**** DATA LINES

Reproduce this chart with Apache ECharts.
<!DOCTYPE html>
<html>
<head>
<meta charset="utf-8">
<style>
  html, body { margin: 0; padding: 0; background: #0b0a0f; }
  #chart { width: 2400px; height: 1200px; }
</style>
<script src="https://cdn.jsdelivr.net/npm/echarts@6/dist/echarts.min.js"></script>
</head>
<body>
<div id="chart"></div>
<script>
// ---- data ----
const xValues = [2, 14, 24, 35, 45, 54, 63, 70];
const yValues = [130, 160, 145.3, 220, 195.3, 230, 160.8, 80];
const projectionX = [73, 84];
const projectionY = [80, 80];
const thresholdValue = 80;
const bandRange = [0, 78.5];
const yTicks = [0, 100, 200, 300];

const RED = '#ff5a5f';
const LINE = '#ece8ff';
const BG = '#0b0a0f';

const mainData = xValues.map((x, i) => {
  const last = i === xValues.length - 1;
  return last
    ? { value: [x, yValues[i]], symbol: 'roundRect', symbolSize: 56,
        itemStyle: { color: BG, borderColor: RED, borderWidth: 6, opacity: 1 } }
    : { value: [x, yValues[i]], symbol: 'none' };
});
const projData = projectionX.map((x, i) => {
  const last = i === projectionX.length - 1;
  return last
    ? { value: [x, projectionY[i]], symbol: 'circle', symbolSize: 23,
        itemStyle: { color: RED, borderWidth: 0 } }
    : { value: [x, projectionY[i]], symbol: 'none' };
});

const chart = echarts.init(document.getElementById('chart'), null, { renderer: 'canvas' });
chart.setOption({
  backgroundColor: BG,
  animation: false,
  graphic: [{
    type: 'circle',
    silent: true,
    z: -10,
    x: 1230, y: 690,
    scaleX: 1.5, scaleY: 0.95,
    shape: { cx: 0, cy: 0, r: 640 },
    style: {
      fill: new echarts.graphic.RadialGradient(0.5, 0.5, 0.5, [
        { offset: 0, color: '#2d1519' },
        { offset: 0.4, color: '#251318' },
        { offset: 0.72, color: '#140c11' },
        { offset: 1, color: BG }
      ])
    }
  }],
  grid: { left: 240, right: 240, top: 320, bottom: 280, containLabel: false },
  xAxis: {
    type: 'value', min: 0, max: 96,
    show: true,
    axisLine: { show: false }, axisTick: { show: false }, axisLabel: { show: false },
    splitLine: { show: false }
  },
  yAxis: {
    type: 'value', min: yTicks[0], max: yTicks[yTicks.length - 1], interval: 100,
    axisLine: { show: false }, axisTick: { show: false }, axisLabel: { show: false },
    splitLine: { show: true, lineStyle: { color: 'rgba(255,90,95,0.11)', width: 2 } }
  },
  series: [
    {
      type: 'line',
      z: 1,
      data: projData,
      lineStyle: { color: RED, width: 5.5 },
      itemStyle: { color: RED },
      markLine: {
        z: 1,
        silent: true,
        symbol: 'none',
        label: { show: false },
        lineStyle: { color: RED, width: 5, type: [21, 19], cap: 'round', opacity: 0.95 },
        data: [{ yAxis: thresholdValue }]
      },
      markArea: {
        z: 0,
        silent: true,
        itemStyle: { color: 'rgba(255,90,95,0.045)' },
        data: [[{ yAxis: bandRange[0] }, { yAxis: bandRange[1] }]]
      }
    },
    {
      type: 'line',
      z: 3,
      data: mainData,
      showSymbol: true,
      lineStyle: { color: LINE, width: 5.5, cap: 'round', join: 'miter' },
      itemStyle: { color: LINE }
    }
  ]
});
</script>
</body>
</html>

********

→ **EXERCISE DESCRIPTION**
Restate the whole listing exactly, leaving out nothing.

→ **RESPONSE**
Reproduce this chart with Apache ECharts.
<!DOCTYPE html>
<html>
<head>
<meta charset="utf-8">
<style>
  html, body { margin: 0; padding: 0; background: #0b0a0f; }
  #chart { width: 2400px; height: 1200px; }
</style>
<script src="https://cdn.jsdelivr.net/npm/echarts@6/dist/echarts.min.js"></script>
</head>
<body>
<div id="chart"></div>
<script>
// ---- data ----
const xValues = [2, 14, 24, 35, 45, 54, 63, 70];
const yValues = [130, 160, 145.3, 220, 195.3, 230, 160.8, 80];
const projectionX = [73, 84];
const projectionY = [80, 80];
const thresholdValue = 80;
const bandRange = [0, 78.5];
const yTicks = [0, 100, 200, 300];

const RED = '#ff5a5f';
const LINE = '#ece8ff';
const BG = '#0b0a0f';

const mainData = xValues.map((x, i) => {
  const last = i === xValues.length - 1;
  return last
    ? { value: [x, yValues[i]], symbol: 'roundRect', symbolSize: 56,
        itemStyle: { color: BG, borderColor: RED, borderWidth: 6, opacity: 1 } }
    : { value: [x, yValues[i]], symbol: 'none' };
});
const projData = projectionX.map((x, i) => {
  const last = i === projectionX.length - 1;
  return last
    ? { value: [x, projectionY[i]], symbol: 'circle', symbolSize: 23,
        itemStyle: { color: RED, borderWidth: 0 } }
    : { value: [x, projectionY[i]], symbol: 'none' };
});

const chart = echarts.init(document.getElementById('chart'), null, { renderer: 'canvas' });
chart.setOption({
  backgroundColor: BG,
  animation: false,
  graphic: [{
    type: 'circle',
    silent: true,
    z: -10,
    x: 1230, y: 690,
    scaleX: 1.5, scaleY: 0.95,
    shape: { cx: 0, cy: 0, r: 640 },
    style: {
      fill: new echarts.graphic.RadialGradient(0.5, 0.5, 0.5, [
        { offset: 0, color: '#2d1519' },
        { offset: 0.4, color: '#251318' },
        { offset: 0.72, color: '#140c11' },
        { offset: 1, color: BG }
      ])
    }
  }],
  grid: { left: 240, right: 240, top: 320, bottom: 280, containLabel: false },
  xAxis: {
    type: 'value', min: 0, max: 96,
    show: true,
    axisLine: { show: false }, axisTick: { show: false }, axisLabel: { show: false },
    splitLine: { show: false }
  },
  yAxis: {
    type: 'value', min: yTicks[0], max: yTicks[yTicks.length - 1], interval: 100,
    axisLine: { show: false }, axisTick: { show: false }, axisLabel: { show: false },
    splitLine: { show: true, lineStyle: { color: 'rgba(255,90,95,0.11)', width: 2 } }
  },
  series: [
    {
      type: 'line',
      z: 1,
      data: projData,
      lineStyle: { color: RED, width: 5.5 },
      itemStyle: { color: RED },
      markLine: {
        z: 1,
        silent: true,
        symbol: 'none',
        label: { show: false },
        lineStyle: { color: RED, width: 5, type: [21, 19], cap: 'round', opacity: 0.95 },
        data: [{ yAxis: thresholdValue }]
      },
      markArea: {
        z: 0,
        silent: true,
        itemStyle: { color: 'rgba(255,90,95,0.045)' },
        data: [[{ yAxis: bandRange[0] }, { yAxis: bandRange[1] }]]
      }
    },
    {
      type: 'line',
      z: 3,
      data: mainData,
      showSymbol: true,
      lineStyle: { color: LINE, width: 5.5, cap: 'round', join: 'miter' },
      itemStyle: { color: LINE }
    }
  ]
});
</script>
</body>
</html>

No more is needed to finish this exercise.